08 marzo

Three terrible weeks

and a long road to be walked ahead

I sent this email almost three weeks ago:

Date:Thu, 18 Feb 2016 04:26:24 +0100
Subject:Bad, bad news
User-Agent:Mutt/1.5.24 (2015-08-30)

Hey guys.

Last evening my mother suffered a massive cerebral hemorrhage.

My father called me when they were getting her to the hospital in Lugo and I quickly went there too. The doctors were really pesimistic there, it seems the amount of blood adding pressure to her brain was too much.

They were helpless there, they couldn't do anything for her so they sent her to Santiago. A couple of hours afterwards she was on her way on an ambulance to the hospital here in Santiago.

Shortly after, my father and me came to Santiago too.

We've been in the hospital and we've talked with the doctors that will treat her. They are pessimistic too. So far they have to wait until tomorrow to do some tests on her, see if they can find what caused it and if there is a way to at least stop the bleeding. Then they will have to find out a way to remove all that blood and then... see if she can wake up from the coma, and how she is afterwards.

Right now I'm sitting in the bed of a hotel room by the hospital, with my father totally crashed laying on the other bed.

Life can be tough sometimes, really.

I'm afraid I won't be online tomorrow. By midday they should have the results of those tests, then they will give us some more information, and I'll get back to you.

Thanks for reading, my friends.

The following ten days I did stay in Santiago with my father, visiting the hospital three times per day (one meeting with the doctors, two short visits to my mother in the ICU). Every time we talked with the doctors, the news were worse. Things were evolving quickly, and towards the worse posible ending.

After the first four or five days (it is hard to tell now when things happened, after so many days there) the results of the CAT scans were totally bad. The doctors called us for another meeting and they told us that my mother was evolving in the worse posible way. They told us there were only two posible endings for this, death or staying brainless in bed for the rest of her life.

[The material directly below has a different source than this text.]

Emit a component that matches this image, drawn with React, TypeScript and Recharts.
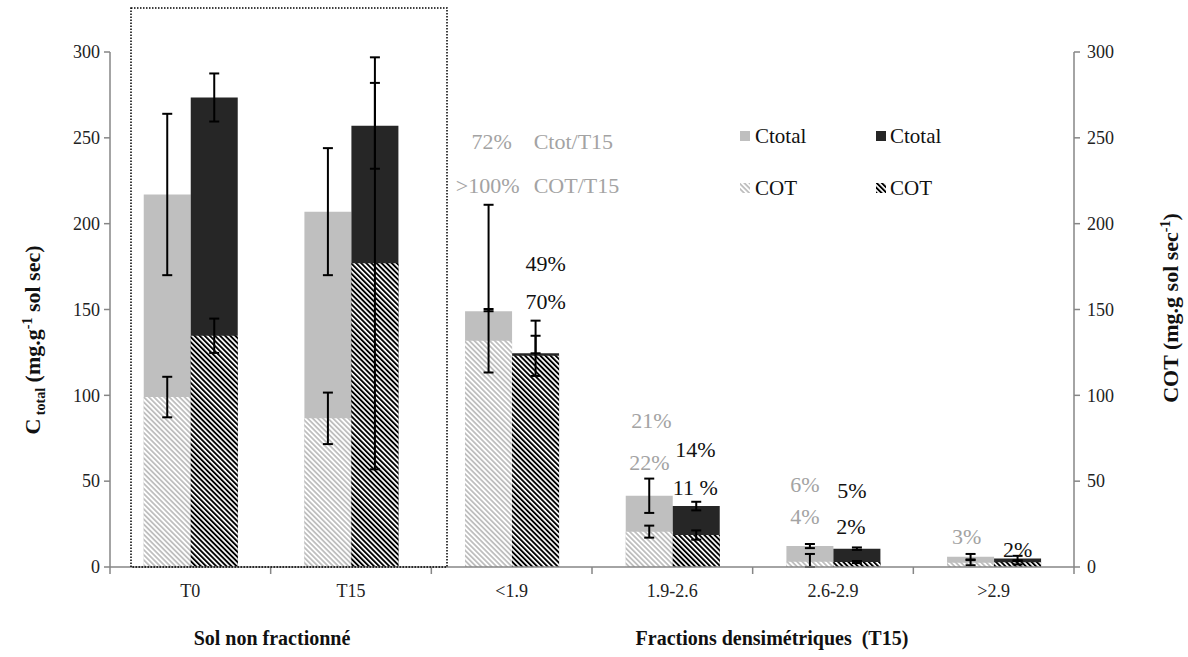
import React from "react";
import { BarChart, Bar, XAxis, YAxis, ErrorBar, ReferenceDot } from "recharts";

const FONT = "Liberation Serif";
const LIGHT = "#bfbfbf";
const DARK = "#262626";
const AXIS = "#868686";
const GRAY_TXT = "#a3a3a3";
const BLACK_TXT = "#111";

// données
const categories = ["T0", "T15", "<1.9", "1.9-2.6", "2.6-2.9", ">2.9"];
const ctotalLight = [217, 207, 149, 41.5, 12.2, 6];
const ctotalLightErr: any[] = [47, 37, [0, 62], 10, 1.2, 1.6];
const ctotalDark = [273.5, 257, 124.5, 35.5, 10.7, 5];
const ctotalDarkErr: any[] = [14, 25, [0, 19], 2.5, 0.7, 1.5];
const cotLight = [99, 86.6, 131.8, 20.6, 3, 2.5];
const cotLightErr: any[] = [11.8, 15, 18.5, 3.5, [3, 4.6], 1.5];
const cotDark = [134.7, 176.9, 123, 18.6, 2.9, 2.7];
const cotDarkErr: any[] = [10, 120, 11.7, 2.7, 0.6, 1.2];
const yTicks = [0, 50, 100, 150, 200, 250, 300];

// pourcentages annotés au-dessus des barres
const annotations = [
  { cat: "<1.9", y: 248, dx: -20, text: "72%", gray: true },
  { cat: "<1.9", y: 248, dx: 22, text: "Ctot/T15", gray: true, start: true },
  { cat: "<1.9", y: 222.5, dx: -24, text: ">100%", gray: true },
  { cat: "<1.9", y: 222.5, dx: 22, text: "COT/T15", gray: true, start: true },
  { cat: "<1.9", y: 177, dx: 34, text: "49%", gray: false },
  { cat: "<1.9", y: 154.5, dx: 34, text: "70%", gray: false },
  { cat: "1.9-2.6", y: 85.2, dx: -21, text: "21%", gray: true },
  { cat: "1.9-2.6", y: 61, dx: -23, text: "22%", gray: true },
  { cat: "1.9-2.6", y: 68.7, dx: 23, text: "14%", gray: false },
  { cat: "1.9-2.6", y: 46.6, dx: 23, text: "11 %", gray: false },
  { cat: "2.6-2.9", y: 48.3, dx: -28, text: "6%", gray: true },
  { cat: "2.6-2.9", y: 29.3, dx: -28, text: "4%", gray: true },
  { cat: "2.6-2.9", y: 44.8, dx: 19, text: "5%", gray: false },
  { cat: "2.6-2.9", y: 23.5, dx: 18, text: "2%", gray: false },
  { cat: ">2.9", y: 18, dx: -27, text: "3%", gray: true },
  { cat: ">2.9", y: 10.5, dx: 24, text: "2%", gray: false },
];

const data = categories.map((cat, i) => ({
  cat,
  ctL: ctotalLight[i], ctLErr: ctotalLightErr[i],
  ctD: ctotalDark[i], ctDErr: ctotalDarkErr[i],
  cotL: cotLight[i], cotLErr: cotLightErr[i],
  cotD: cotDark[i], cotDErr: cotDarkErr[i],
}));

const W = 1188, H = 657;
const M = { top: 52, right: 54, bottom: 60, left: 50 };
const YW = 60, XH = 30;
const PLOT_L = M.left + YW;
const PLOT_R = W - M.right - YW;
const PLOT_B = H - M.bottom - XH;
const serif = { fontFamily: FONT };

const CategoryTick = (props: any) => {
  const { x, payload, index } = props;
  const band = (PLOT_R - PLOT_L) / categories.length;
  const left = x - band / 2;
  return (
    <g>
      <line x1={left} x2={left} y1={PLOT_B} y2={PLOT_B + 7} stroke={AXIS} strokeWidth={1.5} />
      {index === categories.length - 1 && (
        <line x1={left + band} x2={left + band} y1={PLOT_B} y2={PLOT_B + 7} stroke={AXIS} strokeWidth={1.5} />
      )}
      <text x={x} y={PLOT_B + 30} textAnchor="middle" fontSize={18} style={serif} fill="#222">
        {payload.value}
      </text>
    </g>
  );
};

const ValueTick = (props: any) => {
  const { x, y, payload, textAnchor } = props;
  return (
    <text x={x} y={y} dy="0.35em" textAnchor={textAnchor} fontSize={18} style={serif} fill="#222">
      {payload.value}
    </text>
  );
};

const errProps = { width: 5, strokeWidth: 2, stroke: "#000", direction: "y" as const, isAnimationActive: false };

export default function App() {
  return (
    <div style={{ position: "absolute", left: 0, top: 0, width: W, height: H, background: "#fff", fontFamily: FONT }}>
      <BarChart width={W} height={H} data={data} margin={M} barCategoryGap="21%" barGap={0} style={serif}>
        <defs>
          <pattern id="hatchLight" patternUnits="userSpaceOnUse" width={3.6} height={3.6} patternTransform="rotate(-45)">
            <rect width={3.6} height={3.6} fill="#fff" />
            <rect width={1.8} height={3.6} fill={LIGHT} />
          </pattern>
          <pattern id="hatchDark" patternUnits="userSpaceOnUse" width={3.6} height={3.6} patternTransform="rotate(-45)">
            <rect width={3.6} height={3.6} fill="#fff" />
            <rect width={1.9} height={3.6} fill="#000" />
          </pattern>
        </defs>
        <XAxis
          xAxisId="a" dataKey="cat" height={XH} tickLine={false}
          axisLine={{ stroke: AXIS, strokeWidth: 1.5 }} tick={<CategoryTick />} interval={0}
          label={{
            content: () => (
              <g fontWeight="bold" fontSize={20} fill="#111">
                <text x={272} y={645} textAnchor="middle" style={serif}>Sol non fractionné</text>
                <text x={772} y={645} textAnchor="middle" style={serif} xmlSpace="preserve">
                  {"Fractions densimétriques  (T15)"}
                </text>
              </g>
            ),
          }}
        />
        <XAxis xAxisId="b" dataKey="cat" hide />
        <YAxis
          yAxisId="left" domain={[0, 300]} ticks={yTicks} width={YW} tickSize={6} tickMargin={4}
          axisLine={{ stroke: AXIS, strokeWidth: 1.5 }} tickLine={{ stroke: AXIS, strokeWidth: 1.5 }}
          tick={<ValueTick />}
          label={{
            content: () => (
              <text transform="translate(40,340) rotate(-90)" textAnchor="middle" fontSize={22}
                fontWeight="bold" style={serif} fill="#111">
                C<tspan fontSize={14} dy={5}> total</tspan>
                <tspan dy={-5}> (mg.g</tspan>
                <tspan fontSize={14} dy={-8}>-1</tspan>
                <tspan dy={8}> sol sec)</tspan>
              </text>
            ),
          }}
        />
        <YAxis
          yAxisId="right" orientation="right" domain={[0, 300]} ticks={yTicks} width={YW} tickSize={6} tickMargin={7}
          axisLine={{ stroke: AXIS, strokeWidth: 1.5 }} tickLine={{ stroke: AXIS, strokeWidth: 1.5 }}
          tick={<ValueTick />}
          label={{
            content: () => (
              <text transform="translate(1178,308) rotate(-90)" textAnchor="middle" fontSize={22}
                fontWeight="bold" style={serif} fill="#111">
                COT (mg.g sol sec<tspan fontSize={14} dy={-8}>-1</tspan>
                <tspan dy={8}>)</tspan>
              </text>
            ),
          }}
        />

        {/* Ctotal */}
        <Bar xAxisId="a" yAxisId="left" dataKey="ctL" fill={LIGHT} isAnimationActive={false}>
          <ErrorBar dataKey="ctLErr" {...errProps} />
        </Bar>
        <Bar xAxisId="a" yAxisId="left" dataKey="ctD" fill={DARK} isAnimationActive={false}>
          <ErrorBar dataKey="ctDErr" {...errProps} />
        </Bar>

        {/* COT, superposé */}
        <Bar xAxisId="b" yAxisId="right" dataKey="cotL" fill="url(#hatchLight)" isAnimationActive={false}>
          <ErrorBar dataKey="cotLErr" {...errProps} />
        </Bar>
        <Bar xAxisId="b" yAxisId="right" dataKey="cotD" fill="url(#hatchDark)" isAnimationActive={false}>
          <ErrorBar dataKey="cotDErr" {...errProps} />
        </Bar>

        {annotations.map((a, i) => (
          <ReferenceDot
            key={i} xAxisId="a" yAxisId="left" x={a.cat} y={a.y} r={1}
            shape={(p: any) => (
              <text x={p.cx + a.dx} y={p.cy} dy="0.35em" textAnchor={a.start ? "start" : "middle"}
                fontSize={22} style={serif} fill={a.gray ? GRAY_TXT : BLACK_TXT}>
                {a.text}
              </text>
            )}
          />
        ))}
      </BarChart>

      <svg width={W} height={H} style={{ position: "absolute", left: 0, top: 0, pointerEvents: "none" }}>
        <defs>
          <pattern id="legHatchLight" patternUnits="userSpaceOnUse" width={3.6} height={3.6} patternTransform="rotate(-45)">
            <rect width={3.6} height={3.6} fill="#fff" />
            <rect width={1.8} height={3.6} fill={LIGHT} />
          </pattern>
          <pattern id="legHatchDark" patternUnits="userSpaceOnUse" width={3.6} height={3.6} patternTransform="rotate(-45)">
            <rect width={3.6} height={3.6} fill="#fff" />
            <rect width={1.9} height={3.6} fill="#000" />
          </pattern>
        </defs>
        <rect x={131} y={8} width={316} height={559} fill="none" stroke="#000" strokeWidth={1.5} strokeDasharray="1.5 1.5" />
        <g fontSize={21} fill="#111">
          <rect x={740} y={131} width={10} height={10} fill={LIGHT} />
          <text x={755} y={136} dy="0.35em" style={serif}>Ctotal</text>
          <rect x={876} y={131} width={10} height={10} fill={DARK} />
          <text x={890} y={136} dy="0.35em" style={serif}>Ctotal</text>
          <rect x={740} y={183} width={10} height={10} fill="url(#legHatchLight)" />
          <text x={755} y={188} dy="0.35em" style={serif}>COT</text>
          <rect x={876} y={183} width={10} height={10} fill="url(#legHatchDark)" />
          <text x={890} y={188} dy="0.35em" style={serif}>COT</text>
        </g>
      </svg>
    </div>
  );
}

The news came over us like a tsunami, a sand storm, a blow so hard that you barely can keep yourself up, standing. My father cried. Me, I can not explain how I felt. Sad (terribly sad), worried and lost.

The next day they confirmed the news, more CAT scans revealing lots of damage on both sides of her brain, lots of already dead zones that could not be recovered. "These are the worse posible news, we are really sorry about it, but it is best for you to know now" - they said.

At that point my mother was still in the ICU, with machines and drugs keeping her alive. Obviously she was totally K.O., no response from her except some movements at some points.

The plan to do surgery to fix/close the aneurysm that caused the hemorrhage was put on hold at that moment, because they started to consider that it was not worth it, to get her through all that surgery for nothing.

And then, something happened. She started to move, to act, to sent responses. They noticed some improvements in her behaviour and conscious levels. They did another CAT scan on her and the results did not show any of those damages they saw in the previous scans!!. The doctors sounded totally surprised - "This is something that happens once out of 100 times, we all should be quite, quite, happy" - they said. That same day, in the evening visit at the ICU it seemed she recognized my father, she tried to smile and then she started crying...

The doctors quickly scheduled the surgery and she went through it last friday (from ~09:00 to ~14:30, quite the time). Two days later she was sending responses again, no complications appeared during the 48-hour-period after the surgery.

Yesterday evening they got her out of the ICU and into a regular room. I couldn't be there with her, but my father took care of everything there.

A couple of hours ago I called my father, to check the status. He turned on the speaker on his phone, so I could talk a bit to my mother (just as we have been doing since this all started). "Hi mom, how are you?" - I said, not waiting for any answer/reply.

"Hi son... I'm fine..." - she replied, with a very low and very very slow voice. she was talking again!!.

There is a long road ahead of us all, a large recovery time to be passed together. But at least now we can work, fight and move on.